By having Acuity operate at the edge, accessing flawless real time data from these devices, alarms can be intelligently filtered, grouped, and classified in a manner that simplifies Operator’s ability to manage multiple complex facilities while improving overall situational awareness.
Specifically, Acuity allows the configuration of alarming delays for both alarm-high and alarm-low conditions to help mitigate alarms that trigger on changing conditions. A common example of this is a DC under voltage alarm as inverters wake up and fall asleep each day at sunrise and sunset every day. The alarm triggers briefly when the inverter first senses array voltage rising in the morning, but there is not enough current available to allow inverter operation without DC voltage collapse. This cycle can happen several times until there is enough irradiance to provide suitable power in the PV array. By setting an alarm-high delay of 1 min as an example, Acuity can delay sending an alarm notification unless the alarm is sustained for 1 min or more without resetting. Similarly, the alarm-low delay can be set to 1 min to prevent the same alarm from resetting unless the alarm remains off for 1 minute or more. These settings, allow alarms to be logged in the system as they occur for audit purposes, but to control the flow of notifications to Operators for non-persistent faults.
In addition, alarms can be grouped. When a recloser trips, or a bank of inverters loose AC power, Operators can receive multiple alarms from each inverter. “Loss or grid”, “Asymmetric AC voltage”, “Underfrequency”, “Abnormal AC contactor operation” alarms could be raised by each inverter impacted by an upstream outage. With even a small quantity of 10 inverters an Operator could receive a total of 40 alarms from a single upstream fault.

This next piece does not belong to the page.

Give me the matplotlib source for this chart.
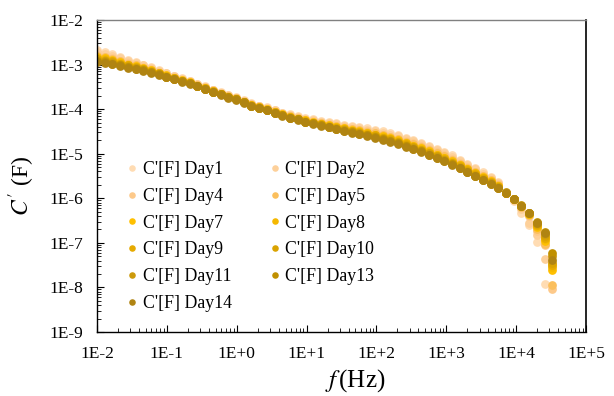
import numpy as np
import matplotlib
matplotlib.use("Agg")
import matplotlib.pyplot as plt
from matplotlib.ticker import LogLocator, FuncFormatter, NullFormatter

plt.rcParams['font.family'] = ['Liberation Serif', 'DejaVu Serif']
plt.rcParams['mathtext.fontset'] = 'stix'

# frequency sweep (Hz)
freq = [0.0100, 0.0129, 0.0166, 0.0215, 0.0277, 0.0357, 0.0460, 0.0593, 0.0766, 0.0987,
        0.127, 0.164, 0.212, 0.273, 0.352, 0.454, 0.586, 0.756, 0.975, 1.26,
        1.62, 2.09, 2.70, 3.48, 4.49, 5.79, 7.47, 9.63, 12.4, 16.0,
        20.7, 26.6, 34.4, 44.3, 57.2, 73.7, 95.1, 123, 158, 204,
        263, 339, 438, 564, 728, 938, 1210, 1560, 2010, 2600,
        3350, 4320, 5570, 7180, 9260, 11900, 15400, 19900, 25600, 33000]

# log10 of C' (F) for each day; nan = not plotted
day1 = [-2.68, -2.72, -2.77, -2.83, -2.89, -2.94, -3.00, -3.06, -3.13, -3.19,
        -3.25, -3.31, -3.36, -3.43, -3.49, -3.56, -3.62, -3.68, -3.73, -3.80,
        -3.87, -3.92, -3.96, -4.02, -4.08, -4.12, -4.16, -4.20, -4.23, -4.26,
        -4.29, -4.32, -4.35, -4.38, -4.40, -4.43, -4.46, -4.50, -4.54, -4.58,
        -4.64, -4.69, -4.75, -4.82, -4.89, -4.96, -5.04, -5.13, -5.22, -5.32,
        -5.42, -5.52, -5.64, -5.88, -6.06, -6.32, -6.60, -6.98, -7.92, np.nan]
day2 = [-2.72, -2.76, -2.80, -2.86, -2.92, -2.96, -3.02, -3.08, -3.14, -3.20,
        -3.26, -3.32, -3.37, -3.44, -3.50, -3.57, -3.63, -3.69, -3.74, -3.81,
        -3.88, -3.93, -3.97, -4.03, -4.09, -4.13, -4.17, -4.21, -4.24, -4.28,
        -4.31, -4.34, -4.37, -4.40, -4.42, -4.46, -4.49, -4.53, -4.57, -4.61,
        -4.67, -4.72, -4.78, -4.85, -4.92, -4.99, -5.07, -5.16, -5.25, -5.35,
        -5.45, -5.54, -5.66, -5.88, -6.03, -6.25, -6.55, -6.82, -7.36, np.nan]
day4 = [-2.78, -2.82, -2.86, -2.91, -2.96, -3.00, -3.06, -3.11, -3.17, -3.23,
        -3.28, -3.34, -3.39, -3.45, -3.51, -3.58, -3.64, -3.70, -3.75, -3.82,
        -3.89, -3.94, -3.99, -4.05, -4.11, -4.15, -4.19, -4.24, -4.27, -4.30,
        -4.34, -4.37, -4.41, -4.44, -4.46, -4.50, -4.53, -4.58, -4.62, -4.66,
        -4.72, -4.77, -4.83, -4.90, -4.97, -5.04, -5.12, -5.21, -5.30, -5.40,
        -5.49, -5.58, -5.69, -5.88, -6.02, -6.20, -6.40, -6.74, -7.05, -8.03]
day5 = [-2.80, -2.84, -2.88, -2.93, -2.98, -3.02, -3.08, -3.13, -3.19, -3.25,
        -3.30, -3.36, -3.41, -3.46, -3.52, -3.59, -3.65, -3.71, -3.76, -3.83,
        -3.90, -3.95, -4.00, -4.06, -4.12, -4.16, -4.20, -4.25, -4.28, -4.31,
        -4.35, -4.38, -4.42, -4.45, -4.47, -4.51, -4.54, -4.59, -4.63, -4.67,
        -4.73, -4.78, -4.84, -4.91, -4.98, -5.05, -5.13, -5.22, -5.31, -5.41,
        -5.50, -5.59, -5.70, -5.88, -6.02, -6.19, -6.38, -6.70, -7.02, -7.95]
day7 = [-2.84, -2.86, -2.90, -2.95, -3.00, -3.04, -3.08, -3.13, -3.19, -3.24,
        -3.30, -3.35, -3.40, -3.47, -3.53, -3.60, -3.66, -3.72, -3.77, -3.84,
        -3.91, -3.96, -4.00, -4.06, -4.12, -4.17, -4.21, -4.25, -4.29, -4.33,
        -4.36, -4.40, -4.43, -4.47, -4.50, -4.53, -4.57, -4.61, -4.65, -4.70,
        -4.76, -4.82, -4.88, -4.95, -5.02, -5.09, -5.17, -5.25, -5.34, -5.43,
        -5.53, -5.62, -5.72, -5.88, -6.02, -6.18, -6.36, -6.64, -6.95, -7.61]
day8 = [-2.85, -2.87, -2.91, -2.96, -3.01, -3.05, -3.09, -3.14, -3.20, -3.25,
        -3.31, -3.36, -3.41, -3.48, -3.54, -3.61, -3.67, -3.73, -3.78, -3.85,
        -3.92, -3.97, -4.01, -4.07, -4.13, -4.18, -4.22, -4.26, -4.30, -4.34,
        -4.37, -4.41, -4.44, -4.48, -4.51, -4.54, -4.58, -4.62, -4.66, -4.71,
        -4.77, -4.83, -4.89, -4.96, -5.03, -5.10, -5.18, -5.26, -5.35, -5.44,
        -5.54, -5.63, -5.73, -5.88, -6.02, -6.17, -6.35, -6.62, -6.92, -7.55]
day9 = [-2.87, -2.90, -2.93, -2.98, -3.02, -3.06, -3.10, -3.15, -3.20, -3.26,
        -3.31, -3.36, -3.41, -3.47, -3.53, -3.60, -3.66, -3.72, -3.77, -3.84,
        -3.91, -3.96, -4.01, -4.07, -4.13, -4.18, -4.22, -4.27, -4.30, -4.34,
        -4.38, -4.42, -4.45, -4.49, -4.52, -4.56, -4.59, -4.64, -4.68, -4.73,
        -4.79, -4.85, -4.91, -4.98, -5.05, -5.12, -5.20, -5.28, -5.37, -5.46,
        -5.55, -5.64, -5.74, -5.88, -6.02, -6.17, -6.34, -6.60, -6.88, -7.50]
day10 = [-2.88, -2.91, -2.94, -2.99, -3.03, -3.07, -3.11, -3.16, -3.21, -3.27,
         -3.32, -3.37, -3.42, -3.48, -3.54, -3.61, -3.67, -3.73, -3.78, -3.85,
         -3.92, -3.97, -4.02, -4.08, -4.14, -4.19, -4.23, -4.28, -4.31, -4.35,
         -4.39, -4.43, -4.46, -4.50, -4.53, -4.57, -4.60, -4.65, -4.69, -4.74,
         -4.80, -4.86, -4.92, -4.99, -5.06, -5.13, -5.21, -5.29, -5.38, -5.47,
         -5.56, -5.65, -5.75, -5.88, -6.02, -6.17, -6.34, -6.58, -6.85, -7.45]
day11 = [-2.91, -2.93, -2.96, -3.00, -3.05, -3.08, -3.12, -3.17, -3.22, -3.27,
         -3.32, -3.37, -3.42, -3.48, -3.54, -3.61, -3.67, -3.73, -3.78, -3.85,
         -3.92, -3.97, -4.02, -4.08, -4.14, -4.19, -4.23, -4.28, -4.32, -4.36,
         -4.40, -4.44, -4.47, -4.51, -4.54, -4.58, -4.62, -4.67, -4.71, -4.76,
         -4.82, -4.88, -4.94, -5.01, -5.08, -5.15, -5.23, -5.31, -5.40, -5.49,
         -5.58, -5.66, -5.76, -5.88, -6.02, -6.17, -6.33, -6.56, -6.80, -7.30]
day13 = [-2.93, -2.95, -2.98, -3.02, -3.06, -3.09, -3.13, -3.17, -3.22, -3.27,
         -3.32, -3.37, -3.42, -3.48, -3.54, -3.61, -3.67, -3.73, -3.78, -3.85,
         -3.92, -3.97, -4.02, -4.08, -4.14, -4.19, -4.23, -4.28, -4.32, -4.36,
         -4.40, -4.44, -4.48, -4.52, -4.55, -4.59, -4.63, -4.68, -4.72, -4.77,
         -4.83, -4.89, -4.95, -5.02, -5.09, -5.16, -5.24, -5.32, -5.41, -5.50,
         -5.59, -5.67, -5.76, -5.87, -6.01, -6.16, -6.32, -6.53, -6.76, -7.22]
day14 = [-2.94, -2.96, -2.99, -3.03, -3.07, -3.10, -3.14, -3.18, -3.23, -3.28,
         -3.33, -3.38, -3.43, -3.49, -3.55, -3.62, -3.68, -3.74, -3.79, -3.86,
         -3.93, -3.98, -4.03, -4.09, -4.15, -4.20, -4.24, -4.29, -4.33, -4.37,
         -4.41, -4.45, -4.49, -4.53, -4.56, -4.60, -4.64, -4.69, -4.73, -4.78,
         -4.84, -4.90, -4.96, -5.03, -5.10, -5.17, -5.25, -5.33, -5.42, -5.51,
         -5.60, -5.68, -5.77, -5.88, -6.02, -6.17, -6.33, -6.55, -6.79, -7.38]

labels = ["C'[F] Day1", "C'[F] Day2", "C'[F] Day4", "C'[F] Day5", "C'[F] Day7",
          "C'[F] Day8", "C'[F] Day9", "C'[F] Day10", "C'[F] Day11", "C'[F] Day13",
          "C'[F] Day14"]
series = [day1, day2, day4, day5, day7, day8, day9, day10, day11, day13, day14]
colors = ["#FFDCB3", "#FDD09A", "#FDC98A", "#FBBF5C", "#FFC000", "#F5B800",
          "#E6AA00", "#DAA300", "#CC9A0C", "#C09000", "#B08412"]

fig = plt.figure(figsize=(6.14, 3.96), dpi=100)
ax = fig.add_axes([97 / 614, 64 / 396, 489 / 614, 312 / 396])

handles = []
for vals, lab, col in zip(series, labels, colors):
    h, = ax.plot(freq, 10 ** np.array(vals), ls='none', marker='o', ms=6.3,
                 mew=0, color=col, label=lab)
    handles.append(h)

ax.set_xscale('log')
ax.set_yscale('log')
ax.set_xlim(1e-2, 1e5)
ax.set_ylim(1e-9, 1e-2)

fmt = FuncFormatter(lambda v, p: "1E{:+d}".format(int(round(np.log10(v)))))
for axis in (ax.xaxis, ax.yaxis):
    axis.set_major_locator(LogLocator(base=10, numticks=20))
    axis.set_minor_locator(LogLocator(base=10, subs=np.arange(2, 10), numticks=20))
    axis.set_major_formatter(fmt)
    axis.set_minor_formatter(NullFormatter())

ax.tick_params(which='both', direction='in', top=False, right=False, labelsize=12.5)
ax.tick_params(which='major', length=5, width=0.8)
ax.tick_params(which='minor', length=3, width=0.6)
ax.tick_params(axis='x', pad=10)
ax.tick_params(axis='y', pad=10)

for side in ('left', 'bottom'):
    ax.spines[side].set_color('black')
    ax.spines[side].set_linewidth(1.0)
ax.spines['top'].set_color('#808080')
ax.spines['top'].set_linewidth(1.0)
ax.spines['right'].set_color('black')
ax.spines['right'].set_linewidth(1.2)

fig.text(355 / 614, 1 - 381 / 396, r"$f\,$(Hz)", fontsize=18, ha='center', va='center')
fig.text(22 / 614, 1 - 186 / 396, r"$C'$ (F)", fontsize=17, ha='center', va='center',
         rotation=90)

# two legend columns filled row by row
order = [0, 2, 4, 6, 8, 10, 1, 3, 5, 7, 9]
ax.legend(handles=[handles[i] for i in order], ncol=2, frameon=False, fontsize=12.8,
          markerscale=0.75, handlelength=0.6, handletextpad=0.3, columnspacing=2.1,
          labelspacing=0.55, loc='upper left', bbox_to_anchor=(127 / 614, 1 - 161 / 396),
          bbox_transform=fig.transFigure, borderaxespad=0, borderpad=0)

fig.savefig("out.png", dpi=100)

Acuity addresses this common phenomenon by grouping alarm events based on comparing alarm-raised-timestamps. Generating a single alarm notification that provides a digest of correlated alarms that triggered within a relative timeframe from each other. The result, an Operator no receives a single alarm notification for all of the affected devices in an alarm state, allowing the operator to better understand the upstream source of the fault, rather than receiving 40 individual faults that could take hours to decipher.